In response to Holder DOJ Behind the Suppression of Michael Brown Robbery Video :

I find this whole idea of suppressing the truth because it might be “inflammatory” to be incredibly offensive, not to mention obviously ineffectual.  The people who profess sympathy for the protesters in Ferguson are awfully quick to patronize them as volatile children who can’t handle the truth.  (Let’s be honest, some people are sympathetic to the rioters and looters too, and I suspect those individuals are no longer terribly concerned with the truth, so it’s not going to “inflame” them any more than they already are.)

Indulging in dark fantasies about Saint Michael Brown the Gentle Giant gunned down for no reason by an evil racist rogue cop certainly hasn’t done much to restore order in Ferguson, has it?  On the contrary, that’s just making it worse.  This whole thing got started because people latched onto false narratives within hours (actually, to judge by some of the social media traffic, minutes) of the incident.  They couldn’t be troubled to wait even a few days for the truth.  How’s that working out for everyone?

The truth includes what Brown was doing on the day he was shot, his state of mind during his confrontation with the police, and the fact that much of the civil unrest is based on testimony from Brown’s friend Dorian Johnson, who has now been proven a liar (he falsely claimed Brown was shot in the back, but two autopsies show that is not true) and has confessed to the FBI that he was involved in ripping off the store that caught Brown on video.  That’s all extremely relevant information.  It doesn’t utterly exonerate the police officer, but not even Eric Holder – the man who claimed he had no idea what his department was up to during Operation Fast and Furious – cannot be so scatterbrained as to think it’s helpful to allow the Gentle Giant mythology to persist.  Whatever other criticism might be labeled against Officer Darren Wilson, it matters that all of the evidence – and some eyewitness testimony that doesn’t get talked about much in the media – supports the initial police statement that Brown assaulted Wilson.  We now know he was capable of violence and had reason to lose his cool during an encounter with the police, less than 15 minutes after he shoved a store clerk around and grabbed a box of cigars.

It matters to the basically well-meaning people of Ferguson, and across the nation, who are angry at what they incorrectly believe to be the entirely senseless and random shooting of an upstanding young man by a rogue cop.  There are several distinct groups of people blended into the unrest.  At the roughest end of the spectrum are looters who just want an excuse to rob stores.  But on the other side of that spectrum are decent people angry at what they believe to be a horrific injustice.  The truth will matter to those people, or at least to some of them, and if they’re not protesting on the streets any more, there’s less cover for the outside agitators and criminal malefactors.  

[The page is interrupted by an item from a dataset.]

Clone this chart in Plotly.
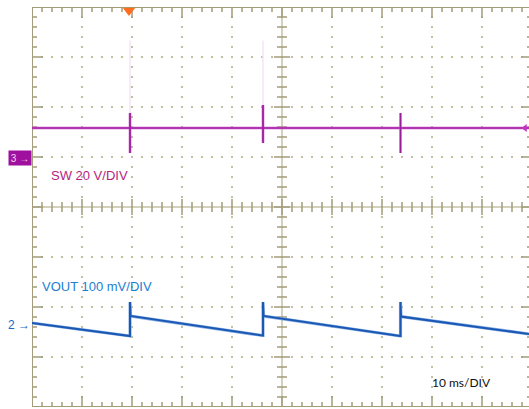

And all but the worst of the bad elements will benefit from a show of strength and confidence by the system – a signal that the rule of law matters for everyone, that high standards of good conduct are set for both police officers and average citizens.  It’s wrong for a police officer to use excessive force, or to use inappropriate language during a confrontation with jaywalkers (a charge that has been leveled against Wilson.)  It’s also wrong to rob liquor stores and assault police officers.  And it’s wrong as hell to tear a town apart, throw Molotov cocktails, and pillage local businesses.  Both the government and society as a whole should be sending a strong message that none of that is acceptable, none of it will be indulged, in word or deed.  Government officials suppressing the truth because they think it might be better to allow citizens to believe falsehoods are showing disrespect to the people, and showing weakness in the face of disorder.